National Post Christians (National Post, December 24, 2003)


National Post - Wednesday December 24th, 2003



Merry Christmas! Not Happy Holiday, User-friendly Yule, or Salubrious Solstice. Merry C*h*r*i*s*t mas. I say this with heartfelt goodwill -- as I arrange the Hannukah candles in my menorah, and fire up the stove for my annual batch of potato latkes.

Find me a Jew who isn't crazy about Christmas. Well, OK, maybe those Hasidim over there studying the Talmud plus five million Israelis aren't onside, but for many Diaspora Jews Christmas is a treat to gladden the eye and lighten the heart every December. We love it. Christmas is catnip to majoritarily Jewish Hollywood producers. Jewish Irving Berlin wrote White Christmas, the all-time favourite Christmas song.

Passing through our Laurentian village, with every adorable log cabin and store rimmed and aglitter with lights, roof reindeer, and multi-hued winking evergreens, we sigh with pleasure: All this expense and labour laid on for our delectation without having to lift a finger in exchange. All gain, no pain.

So I deplore the modern trend to shrink-wrap Christmas in our name. I am offended by "Holiday trees" and "Happy Holiday" cards and invitations to "Holiday parties." I am embarrassed that Christmas is being downsized, and Hannukah and Kwanzaa upsized, assigned bogus significance in the name of multiculturalism, so that we minorities won't feel left out, and so that all identity groups in Canada -- with the notable exception of Christians --may feel validated and included.

Political Correctness, j'accuse. Look here, Hannukah is a minor holiday commemorating a military victory, not a sacred Torah-prescribed festival like Yom Kippur or Passover. If Hannukah fell in July, no gentile would even know it existed. The incredible hulk-ness of modern Hannukah is a shameless manoeuvre to provide icicle-light envying Jews with a compelling alternative to Christmas. As if. Let's see: candles, spinning dreidels and potato latkes -- or Christmas trees, carols, roasting chestnuts, eggnog, and Jack Frost nipping at your nose. No contest.

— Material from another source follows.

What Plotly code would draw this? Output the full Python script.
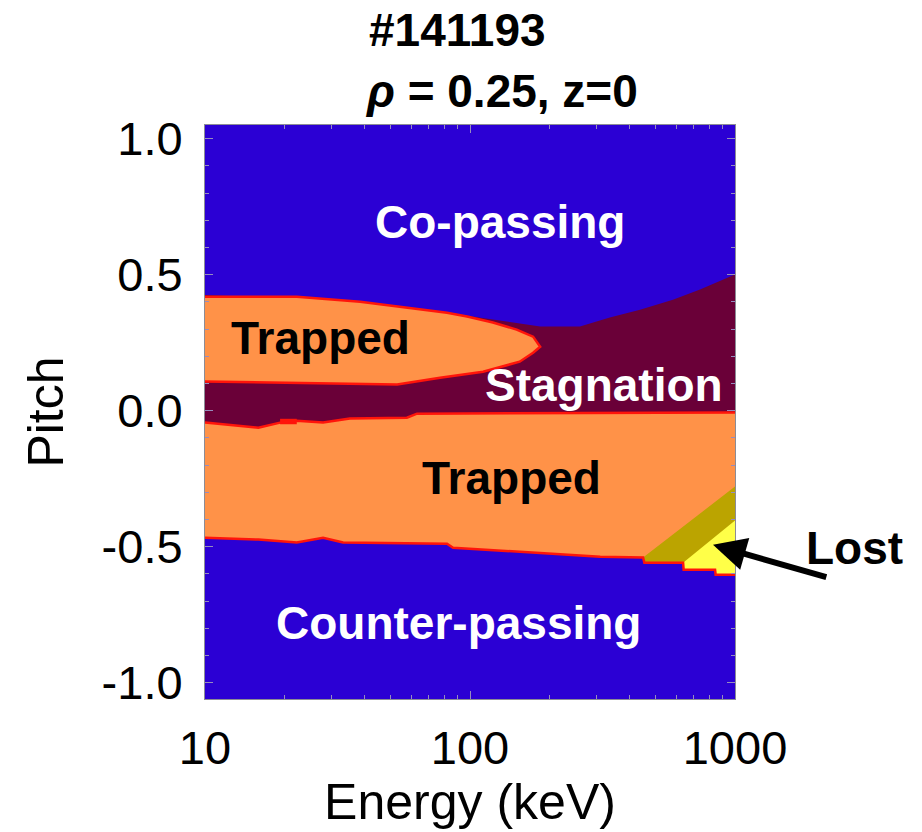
import numpy as np
import plotly.graph_objects as go

# ---- orbit-class boundaries in (energy [keV], pitch) ----
# co-passing / non-passing boundary (top of stagnation zone)
stag_top_E = [10, 38.5, 60.9, 81.9, 97.5, 130, 184, 260, 337, 438, 583, 738, 1000]
stag_top_p = [0.425, 0.402, 0.378, 0.363, 0.349, 0.332, 0.309, 0.309, 0.342, 0.371, 0.408, 0.445, 0.50]

# upper trapped island
trap_up_top_E = [10, 22.2, 38.5, 60.9, 81.9, 97.5, 122, 150, 173, 184]
trap_up_top_p = [0.419, 0.419, 0.400, 0.375, 0.360, 0.346, 0.324, 0.298, 0.272, 0.235]
trap_up_bot_E = [10, 53.1, 77.1, 112, 154, 173, 184]
trap_up_bot_p = [0.107, 0.096, 0.121, 0.143, 0.180, 0.213, 0.235]

# stagnation / lower trapped boundary
stag_bot_E = [10, 15.9, 19.2, 22.2, 27.9, 35.2, 57.8, 63.1, 1000]
stag_bot_p = [-0.044, -0.063, -0.044, -0.037, -0.044, -0.029, -0.026, -0.011, -0.007]

# lower trapped / counter-passing boundary
trap_lo_bot_E = [10, 15.9, 22.2, 27.9, 33.2, 81.9, 86.3, 154, 310, 450, 455, 637, 640, 841, 845, 1000]
trap_lo_bot_p = [-0.467, -0.474, -0.485, -0.467, -0.485, -0.489, -0.504, -0.518, -0.537,
                 -0.540, -0.559, -0.559, -0.585, -0.585, -0.603, -0.603]

# lost-orbit wedges
lost_a_top_E = [450, 1000]
lost_a_top_p = [-0.540, -0.279]
lost_b_top_E = [637, 1000]
lost_b_top_p = [-0.559, -0.404]

# small isolated patch on the stagnation edge
patch_E = [19.2, 22.2, 22.2, 19.2]
patch_p = [-0.030, -0.030, -0.050, -0.050]

C_BLUE = "rgb(43,0,212)"
C_ORANGE = "rgb(255,146,72)"
C_MAROON = "rgb(106,0,56)"
C_OLIVE = "rgb(187,164,0)"
C_YELLOW = "rgb(255,255,72)"
C_RED = "rgb(255,20,10)"

FONT = "Liberation Sans, Arial, Helvetica, sans-serif"


def under_curve(E_lo, E_hi, Es, ps):
    """Points of a boundary curve lying within [E_lo, E_hi]."""
    return [(e, p) for e, p in zip(Es, ps) if E_lo <= e <= E_hi]


def poly(xs, ys, color, name):
    return go.Scatter(x=xs, y=ys, mode="lines", fill="toself", fillcolor=color,
                      line=dict(width=0, color=color), hoverinfo="skip",
                      name=name, showlegend=False)


fig = go.Figure()

# stagnation zone
fig.add_trace(poly(stag_top_E + stag_bot_E[::-1], stag_top_p + stag_bot_p[::-1],
                   C_MAROON, "Stagnation"))
# upper trapped island
fig.add_trace(poly(trap_up_top_E + trap_up_bot_E[::-1], trap_up_top_p + trap_up_bot_p[::-1],
                   C_ORANGE, "Trapped"))
# lower trapped band
fig.add_trace(poly(stag_bot_E + trap_lo_bot_E[::-1], stag_bot_p + trap_lo_bot_p[::-1],
                   C_ORANGE, "Trapped"))

# lost wedges
for top_E, top_p, col in ((lost_a_top_E, lost_a_top_p, C_OLIVE),
                          (lost_b_top_E, lost_b_top_p, C_YELLOW)):
    bot = under_curve(top_E[0], top_E[-1], trap_lo_bot_E, trap_lo_bot_p)
    xs = list(top_E) + [e for e, _ in bot[::-1]]
    ys = list(top_p) + [p for _, p in bot[::-1]]
    fig.add_trace(poly(xs, ys, col, "Lost"))

fig.add_trace(poly(patch_E, patch_p, C_RED, "patch"))

# red separatrix outlines
red_lines = [
    (trap_up_top_E + trap_up_bot_E[::-1], trap_up_top_p + trap_up_bot_p[::-1]),
    (stag_bot_E, stag_bot_p),
    (trap_lo_bot_E, trap_lo_bot_p),
]
for xs, ys in red_lines:
    fig.add_trace(go.Scatter(x=xs, y=ys, mode="lines", line=dict(color=C_RED, width=2.5),
                             hoverinfo="skip", showlegend=False))

# region labels
labels = [
    ("Co-passing", 130, 0.695, "white"),
    ("Trapped", 27.2, 0.268, "black"),
    ("Stagnation", 321, 0.096, "white"),
    ("Trapped", 143, -0.246, "black"),
    ("Counter-passing", 90.2, -0.779, "white"),
]
for txt, e, p, col in labels:
    fig.add_annotation(x=np.log10(e), y=p, xref="x", yref="y", text=f"<b>{txt}</b>",
                       showarrow=False, font=dict(family=FONT, size=46, color=col))

# label for the lost region sits outside the frame
fig.add_annotation(x=1.226, y=0.263, xref="paper", yref="paper", text="<b>Lost</b>",
                   xanchor="center", yanchor="middle", showarrow=False,
                   font=dict(family=FONT, size=46, color="black"))

# arrow pointing at the lost region
fig.add_annotation(x=np.log10(826), y=-0.493, ax=np.log10(2240), ay=-0.614,
                   xref="x", yref="y", axref="x", ayref="y", text="",
                   showarrow=True, arrowhead=2, arrowsize=1.1, arrowwidth=6,
                   arrowcolor="black")

# title lines
fig.add_annotation(x=0.3057, y=1.165, xref="paper", yref="paper", xanchor="left",
                   yanchor="middle", text="<b>#141193</b>", showarrow=False,
                   font=dict(family=FONT, size=46, color="black"))
fig.add_annotation(x=0.298, y=1.06, xref="paper", yref="paper", xanchor="left",
                   yanchor="middle", text="<b><i>ρ</i> = 0.25, z=0</b>", showarrow=False,
                   font=dict(family=FONT, size=46, color="black"))

x_ticks = [10, 100, 1000]
x_minor = [20, 30, 40, 50, 60, 70, 80, 90, 200, 300, 400, 500, 600, 700, 800, 900]
y_ticks = [-1.0, -0.5, 0.0, 0.5, 1.0]
y_ticktext = ["-1.0", "-0.5", "0.0", "0.5", "1.0"]

TICKC = "rgb(150,140,190)"
fig.update_layout(
    width=922, height=832,
    margin=dict(l=205, r=187, t=125, b=133),
    paper_bgcolor="white", plot_bgcolor=C_BLUE,
    font=dict(family=FONT, size=47, color="black"),
    showlegend=False,
    xaxis=dict(type="log", range=[1, 3], tickvals=x_ticks, ticktext=["10", "100", "1000"],
               ticks="inside", ticklen=8, tickwidth=1, tickcolor=TICKC,
               minor=dict(tickvals=x_minor, ticks="inside", ticklen=4, tickcolor=TICKC),
               showgrid=False, zeroline=False, showline=True, linecolor="rgb(140,140,150)",
               linewidth=1, mirror="ticks", ticklabelstandoff=8,
               title=dict(text="Energy (keV)", font=dict(size=50), standoff=4),
               tickfont=dict(size=47)),
    yaxis=dict(range=[-1.06, 1.05], tickvals=y_ticks, ticktext=y_ticktext,
               ticks="inside", ticklen=8, tickwidth=1, tickcolor=TICKC,
               minor=dict(dtick=0.1, tick0=0, ticks="inside", ticklen=4, tickcolor=TICKC),
               showgrid=False, zeroline=False, showline=True, linecolor="rgb(140,140,150)",
               linewidth=1, mirror="ticks", ticklabelstandoff=12,
               title=dict(text="Pitch", font=dict(size=50), standoff=22),
               tickfont=dict(size=47)),
)

fig.write_html("out.html")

I attended a public high school, Forest Hill, in Toronto, whose student body was approximately 100% Jewish. Our beloved Classics teacher, Miss Toll, taught us Christmas carols in Latin -- not the commercial junk you hear ad nauseam in malls and elevators, but the real thing, acknowledging the original holiness of the occasion: Silent Night, Good King Wenceslas, and my favourite, O Come All Ye Faithful.

Adeste fideles,

Laeti triumphantes,

Venite, venite in Bethlehem;

Natum videte regem angelorum.

Venite adoremus (x 3),

Dominum.

Oddly, we sang the whole thing in Latin, including "Dominum", with gusto, yet at the Christmas party, when we got to "Christ the Lord," we demurred, and hummed through virtuously clamped lips, while only the teachers sang the freighted English words. Nobody tried to convert us, none of us felt patronized or less Jewishly secure.

When Christmas is neutered into "Holiday," we Jews feel guilty and resentful. We feel guilty because you Christians are being deprived of your right to enjoy an important holiday in all its traditional beauty and meaning. We know that you know it's being dumbed down with our feelings in mind. But we don't -- or shouldn't -- ask that of you. Because the flip side of feeling bad at robbing you of your holiday is resentment at the Marxist implication to up the ante on our own festivities.

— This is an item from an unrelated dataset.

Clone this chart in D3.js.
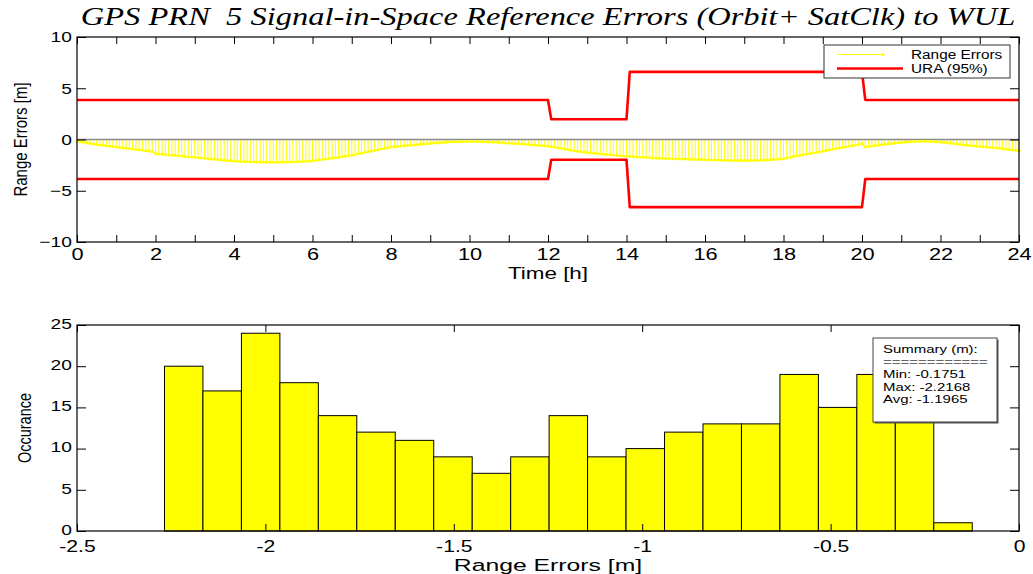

You see, if Christmas is now only "Holiday" and for everyone, instead of remaining contented Christmas spectators observing an appropriately understated Hannukah as a coincidental aside, we are obliged to become major "Holiday" players against our will.

Oy! But I don't want to make enormous lists, send out hundreds of Hannukah cards, agonize over friends' gift-worthiness, spend a king's ransom in maniacal shopping for a month, wear fluorescent frocks to endless parties, make (and eat) a thousand Jewish star-shaped cookies with sprinkles, decorate a huge "Hannukah bush," spend a fortune on booze and food, eat myself sick, and gain 10 pounds.

I just want to light the candles, enjoy one family get-together, and give my kids their traditional "geld" (money: always in good taste on Hannukah).

Christians: Reclaim your holiday so I don't have to overdo mine! Display those creches wherever you like! Sing real carols! Don't let the secularists and other grievance collectors ruin a precious treasure. If not for yourselves, do it for us Christmas-enchanted Jews.

I sometimes absent-mindedly say "Happy New Year" to my gentile friends at Rosh Hashanah. No Christian ever felt diminished by it. Your "Merry Christmas" doesn't diminish me. Bring it on!

Hannukah commemorates the ancient Hebrews' victorious battle over their polytheistic oppressors, fought for the right to worship our own God. I cherish that story. It would be rather ironic if we didn't grant Christians the same right today. So: a very Merry Christmas to all Christians, and to all a Good Night.